HENN: A Hierarchical Epsilon Net Navigation Graph for Approximate Nearest Neighbor Search
Mohsen Dehghankar, Abolfazl Asudeh
TL;DR
HENN introduces a hierarchical $\psilon$-net navigation graph for ANN search, constructing layers that are $\psilon$-nets of the previous layer to guarantee polylogarithmic worst-case query time while preserving recall and practical efficiency. Each layer supports an intra-layer navigable graph, and inter-layer links connect the same data points across adjacent layers, enabling a top-down greedy search from a root to the base layer.

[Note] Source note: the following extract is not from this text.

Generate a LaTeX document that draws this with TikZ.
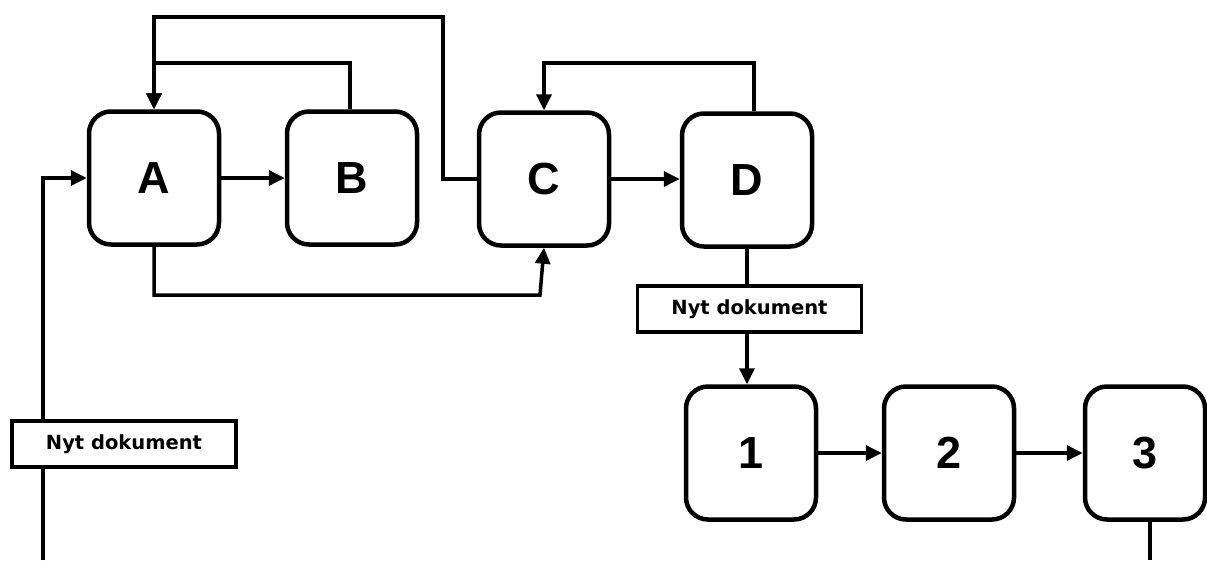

Theoretical results bound the query time as $O\left(d \cdot d^* \cdot \rho_\delta \cdot \log^2 n\right)$ under reasonable assumptions, with $d^*$ the average graph degree and $\rho_\delta$ a Recall Bound; the index size remains $O(n)$, but indexing is heavier due to repeated $\psilon$-net sampling. Empirical evaluations show HENN matches HNSW on standard benchmarks and exceeds it on adversarial distributions, demonstrating robustness and scalability, while preserving a simple implementation and modular design that can integrate different intra-layer graphs. The work also provides a probabilistic polylogarithmic bound for HNSW, offering theoretical insight into its empirical success.
Abstract
Hierarchical graph-based algorithms such as HNSW have achieved state-of-the-art performance for Approximate Nearest Neighbor (ANN) search in practice, yet they often lack theoretical guarantees on query time or recall due to their heavy use of randomized heuristic constructions. Conversely, existing theoretically grounded structures are typically difficult to implement and struggle to scale in real-world scenarios. We propose the Hierarchical $\varepsilon$-Net Navigation Graph (HENN), a novel graph-based indexing structure for ANN search that combines strong theoretical guarantees with practical efficiency. Built upon the theory of $\varepsilon$-nets, HENN guarantees polylogarithmic worst-case query time while preserving high recall and incurring minimal implementation overhead. Moreover, we establish a probabilistic polylogarithmic query time bound for HNSW, providing theoretical insight into its empirical success. In contrast to these prior hierarchical methods that may degrade to linear query time under adversarial data, HENN maintains provable performance independent of the input data distribution. Empirical evaluations demonstrate that HENN achieves faster query time while maintaining competitive recall on diverse data distributions, including adversarial inputs. These results underscore the effectiveness of HENN as a robust and scalable solution for fast and accurate nearest neighbor search.